Here is a computation of the quiver. I don't know how to get the relations. Let $G$ be a finite $p$-group and $K$ the $p$-element field. Note that the trivial module is the unique simple module and the radical $J$ is the augmentation ideal. It is well known that $J$ has basis the elements of the form $g-1$ with $g\in G\setminus\{1\}$. Note that

$(g-1)(h-1)= gh-1-(g-1)-(h-1)$

and so

$gh-1+J^2=(g-1)+J^2+ (h-1)+J^2$.

Thus $J/J^2$ is a $K$-vector space with generators $[g]$ with $g\in G$ and relations $[g]+[h]=[gh]$. In other words, $J/J^2$ is the universal elementary abelian $p$-group image of $G$, which is $G/\Phi(G)$ with $\Phi(G)$ the Frattini subgroup of $G$ (the intersection of all maximal subgroups $=[G,G]G^p$).

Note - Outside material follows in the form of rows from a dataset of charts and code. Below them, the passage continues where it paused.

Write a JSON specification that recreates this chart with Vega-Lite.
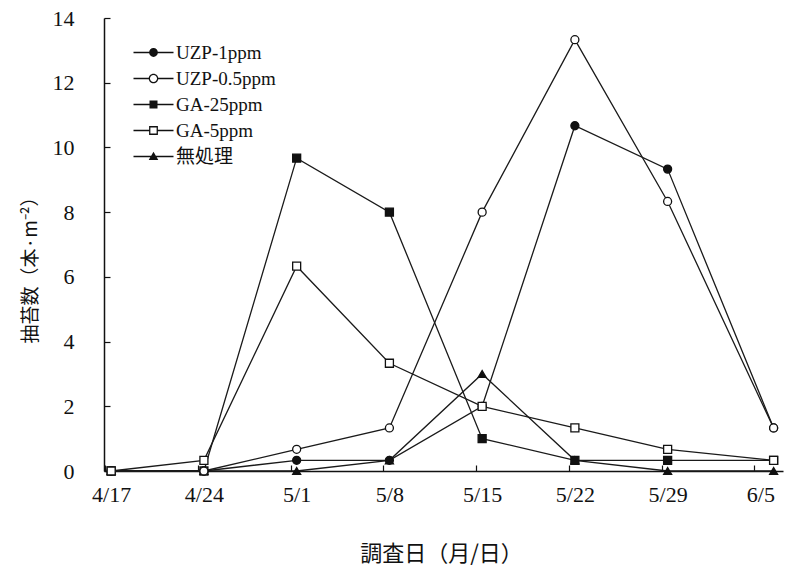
{
  "$schema": "https://vega.github.io/schema/vega-lite/v6.json",
  "width": 679,
  "height": 453,
  "autosize": "none",
  "padding": {"left": 104, "top": 18, "right": 3, "bottom": 105},
  "background": "white",
  "config": {"view": {"stroke": null}, "font": "Liberation Serif"},
  "data": {
    "values": [
      {"series": "無処理", "date": "2001-04-17", "value": 0},
      {"series": "無処理", "date": "2001-04-24", "value": 0},
      {"series": "無処理", "date": "2001-05-01", "value": 0},
      {"series": "無処理", "date": "2001-05-08", "value": 0.33},
      {"series": "無処理", "date": "2001-05-15", "value": 3.0},
      {"series": "無処理", "date": "2001-05-22", "value": 0.33},
      {"series": "無処理", "date": "2001-05-29", "value": 0},
      {"series": "無処理", "date": "2001-06-06", "value": 0},
      {"series": "UZP-1ppm", "date": "2001-04-17", "value": 0},
      {"series": "UZP-1ppm", "date": "2001-04-24", "value": 0},
      {"series": "UZP-1ppm", "date": "2001-05-01", "value": 0.33},
      {"series": "UZP-1ppm", "date": "2001-05-08", "value": 0.33},
      {"series": "UZP-1ppm", "date": "2001-05-15", "value": 2.0},
      {"series": "UZP-1ppm", "date": "2001-05-22", "value": 10.67},
      {"series": "UZP-1ppm", "date": "2001-05-29", "value": 9.33},
      {"series": "UZP-1ppm", "date": "2001-06-06", "value": 1.33},
      {"series": "GA-25ppm", "date": "2001-04-17", "value": 0},
      {"series": "GA-25ppm", "date": "2001-04-24", "value": 0},
      {"series": "GA-25ppm", "date": "2001-05-01", "value": 9.67},
      {"series": "GA-25ppm", "date": "2001-05-08", "value": 8.0},
      {"series": "GA-25ppm", "date": "2001-05-15", "value": 1.0},
      {"series": "GA-25ppm", "date": "2001-05-22", "value": 0.33},
      {"series": "GA-25ppm", "date": "2001-05-29", "value": 0.33},
      {"series": "GA-25ppm", "date": "2001-06-06", "value": 0.33},
      {"series": "UZP-0.5ppm", "date": "2001-04-17", "value": 0},
      {"series": "UZP-0.5ppm", "date": "2001-04-24", "value": 0},
      {"series": "UZP-0.5ppm", "date": "2001-05-01", "value": 0.67},
      {"series": "UZP-0.5ppm", "date": "2001-05-08", "value": 1.33},
      {"series": "UZP-0.5ppm", "date": "2001-05-15", "value": 8.0},
      {"series": "UZP-0.5ppm", "date": "2001-05-22", "value": 13.33},
      {"series": "UZP-0.5ppm", "date": "2001-05-29", "value": 8.33},
      {"series": "UZP-0.5ppm", "date": "2001-06-06", "value": 1.33},
      {"series": "GA-5ppm", "date": "2001-04-17", "value": 0},
      {"series": "GA-5ppm", "date": "2001-04-24", "value": 0.33},
      {"series": "GA-5ppm", "date": "2001-05-01", "value": 6.33},
      {"series": "GA-5ppm", "date": "2001-05-08", "value": 3.33},
      {"series": "GA-5ppm", "date": "2001-05-15", "value": 2.0},
      {"series": "GA-5ppm", "date": "2001-05-22", "value": 1.33},
      {"series": "GA-5ppm", "date": "2001-05-29", "value": 0.67},
      {"series": "GA-5ppm", "date": "2001-06-06", "value": 0.33}
    ]
  },
  "encoding": {
    "x": {
      "field": "date", "type": "temporal",
      "scale": {"type": "utc", "domain": [
        {"year": 2001, "month": 4, "date": 16, "hours": 11, "utc": true},
        {"year": 2001, "month": 6, "date": 6, "hours": 17, "utc": true}
      ]},
      "axis": {
        "title": "調査日（月/日）",
        "values": [
          {"year": 2001, "month": 4, "date": 17, "utc": true},
          {"year": 2001, "month": 4, "date": 24, "utc": true},
          {"year": 2001, "month": 5, "date": 1, "utc": true},
          {"year": 2001, "month": 5, "date": 8, "utc": true},
          {"year": 2001, "month": 5, "date": 15, "utc": true},
          {"year": 2001, "month": 5, "date": 22, "utc": true},
          {"year": 2001, "month": 5, "date": 29, "utc": true},
          {"year": 2001, "month": 6, "date": 5, "utc": true}
        ],
        "labelExpr": "utcFormat(datum.value, '%-m/%-d')",
        "grid": false,
        "labelFont": "Liberation Serif",
        "labelFontSize": 22,
        "labelColor": "#111",
        "labelPadding": 19,
        "labelOverlap": false,
        "labelFlush": false,
        "tickSize": -6,
        "tickOffset": -6,
        "labelOffset": 6,
        "tickColor": "#111",
        "tickWidth": 1.2,
        "domainColor": "#111",
        "domainWidth": 1.5,
        "titleFont": "Noto Sans CJK JP",
        "titleFontSize": 22,
        "titleFontWeight": "normal",
        "titleColor": "#111",
        "titleX": 337,
        "titleY": 82,
        "titleAlign": "center",
        "titleBaseline": "middle"
      }
    },
    "y": {
      "field": "value", "type": "quantitative",
      "scale": {"domain": [0, 14], "nice": false},
      "axis": {
        "title": "抽苔数（本·m⁻²）",
        "values": [0, 2, 4, 6, 8, 10, 12, 14],
        "grid": false,
        "labelFont": "Liberation Serif",
        "labelFontSize": 22,
        "labelColor": "#111",
        "labelPadding": 36,
        "tickSize": -6,
        "tickColor": "#111",
        "tickWidth": 1.2,
        "domainColor": "#111",
        "domainWidth": 1.5,
        "titleFont": "Noto Sans CJK JP",
        "titleFontSize": 19,
        "titleFontWeight": "normal",
        "titleColor": "#111",
        "titleAngle": -90,
        "titleX": -74,
        "titleY": 247,
        "titleAlign": "center",
        "titleBaseline": "middle"
      }
    }
  },
  "layer": [
    {
      "mark": {"type": "line", "stroke": "#1a1a1a", "strokeWidth": 1.3},
      "encoding": {"detail": {"field": "series"}}
    },
    {
      "mark": {"type": "point", "filled": true, "stroke": "#111", "strokeWidth": 1.3, "opacity": 1},
      "encoding": {
        "shape": {"field": "series", "type": "nominal",
          "scale": {"domain": ["UZP-1ppm", "UZP-0.5ppm", "GA-25ppm", "GA-5ppm", "無処理"],
                    "range": ["circle", "circle", "square", "square", "triangle-up"]},
          "legend": null},
        "fill": {"field": "series", "type": "nominal",
          "scale": {"domain": ["UZP-1ppm", "UZP-0.5ppm", "GA-25ppm", "GA-5ppm", "無処理"],
                    "range": ["#111", "white", "#111", "white", "#111"]},
          "legend": null},
        "size": {"field": "series", "type": "nominal",
          "scale": {"domain": ["UZP-1ppm", "UZP-0.5ppm", "GA-25ppm", "GA-5ppm", "無処理"],
                    "range": [64, 64, 85, 85, 80]},
          "legend": null}
      }
    },
    {
      "transform": [{"filter": "false"}],
      "mark": {"type": "point", "filled": true, "color": "#111", "strokeWidth": 0, "opacity": 1},
      "encoding": {
        "shape": {"field": "series", "type": "nominal",
          "scale": {"domain": ["UZP-1ppm", "UZP-0.5ppm", "GA-25ppm", "GA-5ppm", "無処理"],
                    "range": [
                      "M-2.5,-0.08H2.5V0.08H-2.5Z M0.55,0A0.55,0.55,0,1,1,-0.55,0A0.55,0.55,0,1,1,0.55,0Z",
                      "M-2.5,-0.08H-0.56V0.08H-2.5Z M0.56,-0.08H2.5V0.08H0.56Z M0.6,0A0.6,0.6,0,1,1,-0.6,0A0.6,0.6,0,1,1,0.6,0Z M0.44,0A0.44,0.44,0,1,0,-0.44,0A0.44,0.44,0,1,0,0.44,0Z",
                      "M-2.5,-0.08H2.5V0.08H-2.5Z M-0.5,-0.5H0.5V0.5H-0.5Z",
                      "M-2.5,-0.08H-0.5V0.08H-2.5Z M0.5,-0.08H2.5V0.08H0.5Z M-0.55,-0.55H0.55V0.55H-0.55Z M-0.39,-0.39V0.39H0.39V-0.39Z",
                      "M-2.5,-0.08H2.5V0.08H-2.5Z M0,-0.6L0.6,0.45L-0.6,0.45Z"
                    ]},
          "legend": {
            "title": null, "orient": "none", "legendX": 40, "legendY": 25,
            "symbolSize": 256, "symbolFillColor": "#111", "symbolStrokeWidth": 0,
            "labelFont": "Liberation Serif, Noto Sans CJK JP", "labelFontSize": 19,
            "labelColor": "#111", "labelOffset": 13, "rowPadding": 6
          }}
      }
    }
  ],
  "resolve": {"scale": {"shape": "independent", "fill": "independent", "size": "independent"}}
}
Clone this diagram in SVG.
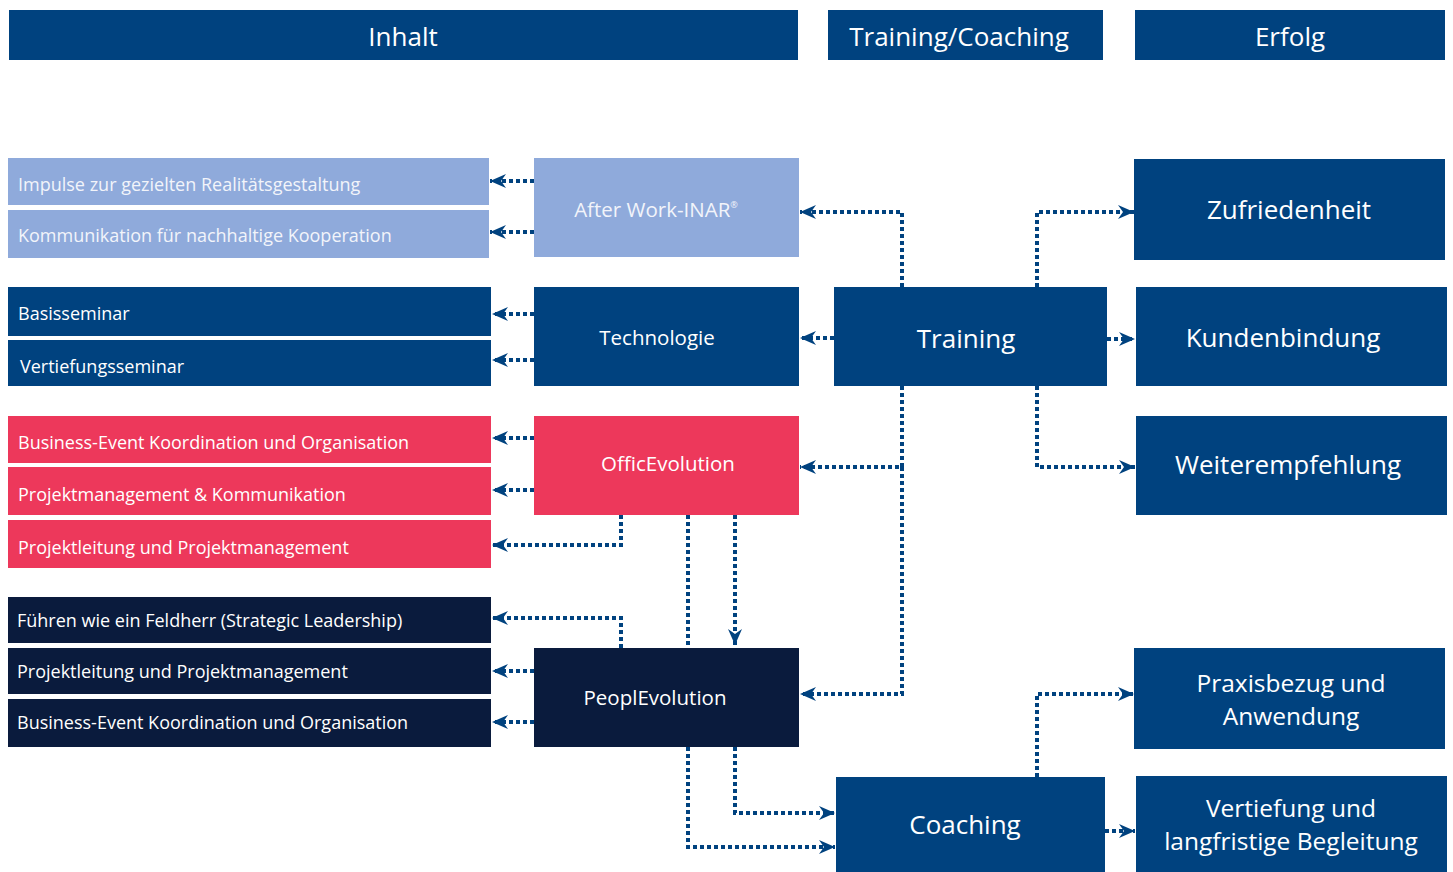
<svg xmlns="http://www.w3.org/2000/svg" width="1453" height="872" viewBox="0 0 1453 872">
<style>
.blue{fill:#00427F}
.light{fill:#8FAADB}
.red{fill:#ED385B}
.navy{fill:#0A1B3D}
text{font-family:"Open Sans","Liberation Sans",sans-serif;fill:#FFFFFF}
.hd{font-size:26px;text-anchor:middle}
.lb{font-size:18px}
.md{font-size:20.5px;text-anchor:middle}
.bg{font-size:26px;text-anchor:middle}
.two{font-size:24.5px;text-anchor:middle}
.lt{fill:#F2F4FA}
.con{fill:none;stroke:#00427F;stroke-width:4;stroke-dasharray:4 3}
</style>
<defs>
<marker id="arr" viewBox="-17 -8 18 16" refX="0" refY="0" markerWidth="18" markerHeight="16" markerUnits="userSpaceOnUse" orient="auto">
<path d="M0,0 L-16,-7 L-11,0 L-16,7 Z" fill="#00427F"/>
</marker>
</defs>
<rect width="1453" height="872" fill="#FFFFFF"/>

<g id="header-inhalt"><rect class="blue" x="9" y="10" width="789" height="50"/><text class="hd" x="403" y="46">Inhalt</text></g>
<g id="header-training"><rect class="blue" x="828" y="10" width="275" height="50"/><text class="hd" x="959" y="46">Training/Coaching</text></g>
<g id="header-erfolg"><rect class="blue" x="1135" y="10" width="310" height="50"/><text class="hd" x="1290" y="46">Erfolg</text></g>

<g id="impulse"><rect class="light" x="8" y="158" width="481" height="47"/><text class="lb lt" x="18" y="191">Impulse zur gezielten Realitätsgestaltung</text></g>
<g id="kommunikation"><rect class="light" x="8" y="210" width="481" height="48"/><text class="lb lt" x="18" y="242">Kommunikation für nachhaltige Kooperation</text></g>
<g id="afterwork"><rect class="light" x="534" y="158" width="265" height="99"/><text class="md lt" x="656" y="217">After Work-INAR<tspan font-size="9" dy="-9">®</tspan></text></g>

<g id="basisseminar"><rect class="blue" x="8" y="287" width="483" height="49"/><text class="lb" x="18" y="320">Basisseminar</text></g>
<g id="vertiefungsseminar"><rect class="blue" x="8" y="340" width="483" height="46"/><text class="lb" x="20" y="373">Vertiefungsseminar</text></g>
<g id="technologie"><rect class="blue" x="534" y="287" width="265" height="99"/><text class="md" x="657" y="345">Technologie</text></g>

<g id="training"><rect class="blue" x="834" y="287" width="273" height="99"/><text class="bg" x="966" y="348">Training</text></g>

<g id="business-event-1"><rect class="red" x="8" y="416" width="483" height="47"/><text class="lb" x="18" y="449">Business-Event Koordination und Organisation</text></g>
<g id="projektmanagement-kommunikation"><rect class="red" x="8" y="467" width="483" height="48"/><text class="lb" x="18" y="501">Projektmanagement &amp; Kommunikation</text></g>
<g id="projektleitung-1"><rect class="red" x="8" y="520" width="483" height="48"/><text class="lb" x="18" y="554">Projektleitung und Projektmanagement</text></g>
<g id="officevolution"><rect class="red" x="534" y="416" width="265" height="99"/><text class="md" x="668" y="471">OfficEvolution</text></g>

<g id="fuehren"><rect class="navy" x="8" y="597" width="483" height="46"/><text class="lb" x="17" y="627">Führen wie ein Feldherr (Strategic Leadership)</text></g>
<g id="projektleitung-2"><rect class="navy" x="8" y="648" width="483" height="46"/><text class="lb" x="17" y="678">Projektleitung und Projektmanagement</text></g>
<g id="business-event-2"><rect class="navy" x="8" y="699" width="483" height="48"/><text class="lb" x="17" y="729">Business-Event Koordination und Organisation</text></g>
<g id="peoplevolution"><rect class="navy" x="534" y="648" width="265" height="99"/><text class="md" x="655" y="705">PeoplEvolution</text></g>

<g id="coaching"><rect class="blue" x="836" y="777" width="269" height="95"/><text class="bg" x="965" y="834">Coaching</text></g>

<g id="zufriedenheit"><rect class="blue" x="1134" y="159" width="311" height="101"/><text class="bg" x="1289" y="219">Zufriedenheit</text></g>
<g id="kundenbindung"><rect class="blue" x="1136" y="287" width="311" height="99"/><text class="bg" x="1283" y="347">Kundenbindung</text></g>
<g id="weiterempfehlung"><rect class="blue" x="1136" y="416" width="311" height="99"/><text class="bg" x="1288" y="474">Weiterempfehlung</text></g>
<g id="praxisbezug"><rect class="blue" x="1134" y="648" width="311" height="101"/><text class="two" x="1291" y="692">Praxisbezug und</text><text class="two" x="1291" y="725">Anwendung</text></g>
<g id="vertiefung"><rect class="blue" x="1136" y="776" width="311" height="96"/><text class="two" x="1291" y="817">Vertiefung und</text><text class="two" x="1291" y="850">langfristige Begleitung</text></g>

<g id="connectors">
<path class="con" marker-end="url(#arr)" d="M534,181 H490"/>
<path class="con" marker-end="url(#arr)" d="M534,232 H490"/>
<path class="con" marker-end="url(#arr)" d="M902,287 V212 H800"/>
<path class="con" marker-end="url(#arr)" d="M534,314 H492"/>
<path class="con" marker-end="url(#arr)" d="M534,360 H492"/>
<path class="con" marker-end="url(#arr)" d="M834,338 H800"/>
<path class="con" marker-end="url(#arr)" d="M534,438 H492"/>
<path class="con" marker-end="url(#arr)" d="M534,490 H492"/>
<path class="con" marker-end="url(#arr)" d="M621,515 V545 H492"/>
<path class="con" marker-end="url(#arr)" d="M902,386 V467 H800"/>
<path class="con" marker-end="url(#arr)" d="M902,467 V694 H800"/>
<path class="con" d="M688,515 V648"/>
<path class="con" marker-end="url(#arr)" d="M735,515 V645"/>
<path class="con" marker-end="url(#arr)" d="M621,648 V618 H492"/>
<path class="con" marker-end="url(#arr)" d="M534,671 H492"/>
<path class="con" marker-end="url(#arr)" d="M534,722 H492"/>
<path class="con" marker-end="url(#arr)" d="M688,747 V847 H835"/>
<path class="con" marker-end="url(#arr)" d="M735,747 V813 H835"/>
<path class="con" marker-end="url(#arr)" d="M1037,287 V212 H1134"/>
<path class="con" marker-end="url(#arr)" d="M1107,339 H1135"/>
<path class="con" marker-end="url(#arr)" d="M1037,386 V467 H1135"/>
<path class="con" marker-end="url(#arr)" d="M1037,777 V694 H1134"/>
<path class="con" marker-end="url(#arr)" d="M1105,831 H1135"/>
</g>
</svg>
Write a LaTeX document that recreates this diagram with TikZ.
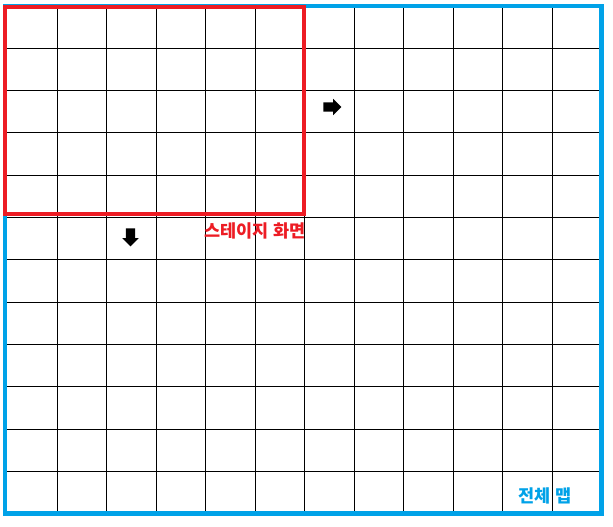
\documentclass[tikz,border=0pt]{standalone}
\usepackage{fontspec}
\usepackage{tikz}
\usetikzlibrary{shapes.arrows, positioning}
\newfontfamily\kofont{Noto Sans CJK KR}
\definecolor{stagered}{HTML}{ED1C24}
\definecolor{mapblue}{HTML}{00A2E8}

\begin{document}
\begin{tikzpicture}[
    x=1pt, y=-1pt,
    gridline/.style={black, line width=1pt},
    frame/.style={line width=4.2pt},
    movearrow/.style={single arrow, fill=black, draw=none, inner xsep=0pt, inner ysep=4.5pt,
        minimum height=18pt, single arrow head extend=3.5pt},
    label/.style={font=\kofont\bfseries\fontsize{17.5}{20}\selectfont, inner sep=0pt}
]
    \useasboundingbox (0,0) rectangle (613,527);
    \fill[white] (0,0) rectangle (613,527);

    % Grid
    \foreach \i in {1,...,11}
        \draw[gridline] ({7.5+49.5*\i},6) -- ({7.5+49.5*\i},513.5);
    \foreach \j in {1,...,11}
        \draw[gridline] (5,{6+42.3*\j}) -- (601.5,{6+42.3*\j});

    % Frames
    \draw[frame, mapblue] (5,6) rectangle (601.5,513.5);
    \draw[frame, stagered] (5,7) rectangle (304,214);

    % Arrows
    \node[movearrow] (right_arrow) at (330,107) {};
    \node[movearrow, rotate=-90] (down_arrow) at (130.5,235) {};

    % Labels
    \node[label, text=stagered] (stage) at (255,231) {스테이지 화면};
    \node[label, text=mapblue] (world) at (545,496) {전체 맵};
\end{tikzpicture}
\end{document}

Thus $\dim J/J^2 = \log_p |G/\Phi(G)|$ and so you have one vertex and that number of loops. I would guess GAP could find a set of generators for the Frattini quotient and then your path algebra would map the loop corresponding to $x\Phi(G)$ to $x-1$ and I assume there are algorithms to get the kernel.